→ TASK PROMPT
Starting with the first line of the listing, quote each line exactly until and including the one with "LR_10s_stress_err = [7, 8, 13.5, 17.5, 11, 14.5, 16.5, 8]", leaving pictures out.

-- Begin --

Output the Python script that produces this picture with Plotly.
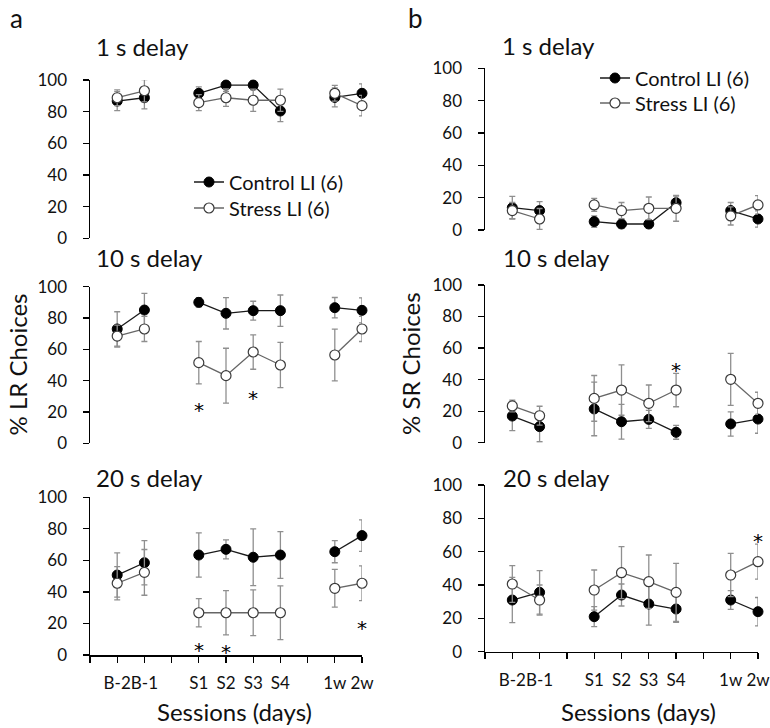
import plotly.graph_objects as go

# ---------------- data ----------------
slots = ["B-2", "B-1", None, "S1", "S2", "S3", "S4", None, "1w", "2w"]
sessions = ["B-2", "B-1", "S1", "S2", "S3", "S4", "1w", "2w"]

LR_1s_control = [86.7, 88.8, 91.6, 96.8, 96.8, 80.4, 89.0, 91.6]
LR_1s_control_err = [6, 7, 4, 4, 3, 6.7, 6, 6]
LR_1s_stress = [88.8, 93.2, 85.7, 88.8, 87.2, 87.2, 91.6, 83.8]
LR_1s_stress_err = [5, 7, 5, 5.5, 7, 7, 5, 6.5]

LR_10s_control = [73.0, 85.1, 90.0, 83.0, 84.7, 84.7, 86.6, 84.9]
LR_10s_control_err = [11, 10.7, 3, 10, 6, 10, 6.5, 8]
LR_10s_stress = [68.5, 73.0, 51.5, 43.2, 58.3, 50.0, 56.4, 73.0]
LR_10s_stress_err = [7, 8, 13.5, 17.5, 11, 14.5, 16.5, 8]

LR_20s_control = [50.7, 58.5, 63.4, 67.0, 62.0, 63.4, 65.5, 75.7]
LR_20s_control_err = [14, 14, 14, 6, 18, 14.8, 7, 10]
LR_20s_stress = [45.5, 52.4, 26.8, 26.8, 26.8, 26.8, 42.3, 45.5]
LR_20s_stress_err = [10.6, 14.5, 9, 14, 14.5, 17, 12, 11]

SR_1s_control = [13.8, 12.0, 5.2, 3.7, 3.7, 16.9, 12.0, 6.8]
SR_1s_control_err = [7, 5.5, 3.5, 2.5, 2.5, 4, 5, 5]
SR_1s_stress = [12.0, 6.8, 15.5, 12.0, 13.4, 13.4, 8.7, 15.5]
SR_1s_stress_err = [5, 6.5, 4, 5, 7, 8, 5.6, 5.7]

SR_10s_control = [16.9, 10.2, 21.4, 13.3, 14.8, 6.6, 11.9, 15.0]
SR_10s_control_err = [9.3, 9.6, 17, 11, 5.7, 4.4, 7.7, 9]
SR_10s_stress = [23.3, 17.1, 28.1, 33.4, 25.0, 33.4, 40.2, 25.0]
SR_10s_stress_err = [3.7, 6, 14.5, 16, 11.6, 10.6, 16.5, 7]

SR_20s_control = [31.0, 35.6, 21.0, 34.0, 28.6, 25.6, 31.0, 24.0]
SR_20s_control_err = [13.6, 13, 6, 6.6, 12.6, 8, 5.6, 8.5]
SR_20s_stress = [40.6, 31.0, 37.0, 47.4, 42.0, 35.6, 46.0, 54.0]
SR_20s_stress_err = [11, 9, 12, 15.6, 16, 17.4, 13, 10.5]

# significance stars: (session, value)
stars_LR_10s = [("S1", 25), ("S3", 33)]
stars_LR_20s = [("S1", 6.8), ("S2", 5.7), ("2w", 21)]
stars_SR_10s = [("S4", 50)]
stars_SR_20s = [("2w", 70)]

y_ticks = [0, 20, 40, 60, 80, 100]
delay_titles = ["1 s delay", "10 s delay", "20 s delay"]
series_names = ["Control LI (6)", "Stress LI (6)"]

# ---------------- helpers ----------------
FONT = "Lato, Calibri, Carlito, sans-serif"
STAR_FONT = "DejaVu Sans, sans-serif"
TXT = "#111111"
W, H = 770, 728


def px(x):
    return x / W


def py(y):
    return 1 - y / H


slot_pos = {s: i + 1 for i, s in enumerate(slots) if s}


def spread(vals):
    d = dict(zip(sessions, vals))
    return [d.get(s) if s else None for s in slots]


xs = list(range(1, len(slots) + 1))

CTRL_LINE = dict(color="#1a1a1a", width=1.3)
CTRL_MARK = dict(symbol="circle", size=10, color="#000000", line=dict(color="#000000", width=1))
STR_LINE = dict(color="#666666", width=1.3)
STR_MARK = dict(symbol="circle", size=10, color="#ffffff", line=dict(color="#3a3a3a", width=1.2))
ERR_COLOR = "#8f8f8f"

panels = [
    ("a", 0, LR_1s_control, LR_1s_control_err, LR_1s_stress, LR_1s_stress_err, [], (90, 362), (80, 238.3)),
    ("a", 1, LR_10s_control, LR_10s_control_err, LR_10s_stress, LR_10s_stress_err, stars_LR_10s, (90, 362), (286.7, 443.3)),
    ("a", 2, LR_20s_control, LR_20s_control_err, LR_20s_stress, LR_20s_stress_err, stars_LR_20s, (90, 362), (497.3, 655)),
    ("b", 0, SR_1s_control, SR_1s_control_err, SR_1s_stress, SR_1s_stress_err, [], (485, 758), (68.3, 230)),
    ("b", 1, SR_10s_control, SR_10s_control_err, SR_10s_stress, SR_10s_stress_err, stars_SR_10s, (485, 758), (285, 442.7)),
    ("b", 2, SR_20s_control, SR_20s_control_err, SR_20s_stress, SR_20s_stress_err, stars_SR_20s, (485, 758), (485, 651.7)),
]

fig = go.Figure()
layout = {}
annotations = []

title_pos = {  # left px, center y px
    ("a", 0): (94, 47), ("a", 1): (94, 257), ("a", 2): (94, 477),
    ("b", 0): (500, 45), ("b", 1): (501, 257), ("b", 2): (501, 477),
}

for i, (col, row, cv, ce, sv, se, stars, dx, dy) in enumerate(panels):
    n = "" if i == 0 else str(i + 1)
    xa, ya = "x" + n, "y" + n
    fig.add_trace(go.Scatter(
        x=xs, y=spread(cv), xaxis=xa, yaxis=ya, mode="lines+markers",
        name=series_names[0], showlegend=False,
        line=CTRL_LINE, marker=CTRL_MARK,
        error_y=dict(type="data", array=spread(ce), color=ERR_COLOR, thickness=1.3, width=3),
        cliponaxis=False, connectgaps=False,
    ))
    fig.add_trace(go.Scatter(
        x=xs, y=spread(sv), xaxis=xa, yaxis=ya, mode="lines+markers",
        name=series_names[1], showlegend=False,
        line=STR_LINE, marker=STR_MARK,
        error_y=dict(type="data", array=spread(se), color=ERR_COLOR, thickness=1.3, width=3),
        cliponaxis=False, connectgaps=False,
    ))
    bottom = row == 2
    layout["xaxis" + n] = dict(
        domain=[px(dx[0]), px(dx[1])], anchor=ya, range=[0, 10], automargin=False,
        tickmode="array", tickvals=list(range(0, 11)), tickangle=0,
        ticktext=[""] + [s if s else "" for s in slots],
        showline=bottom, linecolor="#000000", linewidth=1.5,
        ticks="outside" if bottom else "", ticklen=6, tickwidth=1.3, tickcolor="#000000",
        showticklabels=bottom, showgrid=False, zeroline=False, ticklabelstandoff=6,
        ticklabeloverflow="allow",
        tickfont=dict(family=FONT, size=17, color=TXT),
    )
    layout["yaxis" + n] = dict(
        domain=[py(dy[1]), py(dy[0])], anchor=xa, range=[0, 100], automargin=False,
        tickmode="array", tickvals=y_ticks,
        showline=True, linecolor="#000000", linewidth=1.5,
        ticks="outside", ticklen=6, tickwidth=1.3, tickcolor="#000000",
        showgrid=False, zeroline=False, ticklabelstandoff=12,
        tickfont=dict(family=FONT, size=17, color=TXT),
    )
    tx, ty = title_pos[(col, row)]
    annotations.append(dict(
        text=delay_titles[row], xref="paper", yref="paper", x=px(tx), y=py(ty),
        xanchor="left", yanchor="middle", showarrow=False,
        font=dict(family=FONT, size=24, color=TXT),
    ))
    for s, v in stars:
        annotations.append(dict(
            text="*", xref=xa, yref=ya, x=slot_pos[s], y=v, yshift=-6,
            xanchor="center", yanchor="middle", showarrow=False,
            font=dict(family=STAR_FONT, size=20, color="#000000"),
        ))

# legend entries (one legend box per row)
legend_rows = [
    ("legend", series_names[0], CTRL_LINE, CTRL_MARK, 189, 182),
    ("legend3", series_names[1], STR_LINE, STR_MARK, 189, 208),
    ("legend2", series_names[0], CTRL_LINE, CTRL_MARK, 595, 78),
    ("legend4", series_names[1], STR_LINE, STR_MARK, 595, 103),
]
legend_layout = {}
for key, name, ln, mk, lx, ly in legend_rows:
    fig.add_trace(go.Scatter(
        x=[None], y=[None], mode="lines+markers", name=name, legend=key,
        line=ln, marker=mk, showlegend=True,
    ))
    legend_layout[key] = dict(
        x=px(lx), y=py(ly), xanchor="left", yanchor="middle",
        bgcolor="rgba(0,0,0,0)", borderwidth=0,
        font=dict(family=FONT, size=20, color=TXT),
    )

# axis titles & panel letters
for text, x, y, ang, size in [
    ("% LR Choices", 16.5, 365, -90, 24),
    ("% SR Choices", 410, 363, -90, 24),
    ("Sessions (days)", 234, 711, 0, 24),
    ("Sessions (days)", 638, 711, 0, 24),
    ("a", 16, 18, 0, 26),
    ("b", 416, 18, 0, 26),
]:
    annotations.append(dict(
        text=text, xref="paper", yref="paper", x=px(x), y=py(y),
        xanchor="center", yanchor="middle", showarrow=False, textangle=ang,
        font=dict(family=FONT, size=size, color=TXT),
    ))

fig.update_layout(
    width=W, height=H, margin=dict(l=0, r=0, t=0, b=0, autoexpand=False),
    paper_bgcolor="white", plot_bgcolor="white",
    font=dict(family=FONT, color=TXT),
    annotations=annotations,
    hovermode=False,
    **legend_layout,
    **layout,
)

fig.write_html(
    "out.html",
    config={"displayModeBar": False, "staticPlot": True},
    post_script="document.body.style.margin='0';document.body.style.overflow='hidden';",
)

-- End --

→ THE RESULT
Output the Python script that produces this picture with Plotly.
import plotly.graph_objects as go

# ---------------- data ----------------
slots = ["B-2", "B-1", None, "S1", "S2", "S3", "S4", None, "1w", "2w"]
sessions = ["B-2", "B-1", "S1", "S2", "S3", "S4", "1w", "2w"]

LR_1s_control = [86.7, 88.8, 91.6, 96.8, 96.8, 80.4, 89.0, 91.6]
LR_1s_control_err = [6, 7, 4, 4, 3, 6.7, 6, 6]
LR_1s_stress = [88.8, 93.2, 85.7, 88.8, 87.2, 87.2, 91.6, 83.8]
LR_1s_stress_err = [5, 7, 5, 5.5, 7, 7, 5, 6.5]

LR_10s_control = [73.0, 85.1, 90.0, 83.0, 84.7, 84.7, 86.6, 84.9]
LR_10s_control_err = [11, 10.7, 3, 10, 6, 10, 6.5, 8]
LR_10s_stress = [68.5, 73.0, 51.5, 43.2, 58.3, 50.0, 56.4, 73.0]
LR_10s_stress_err = [7, 8, 13.5, 17.5, 11, 14.5, 16.5, 8]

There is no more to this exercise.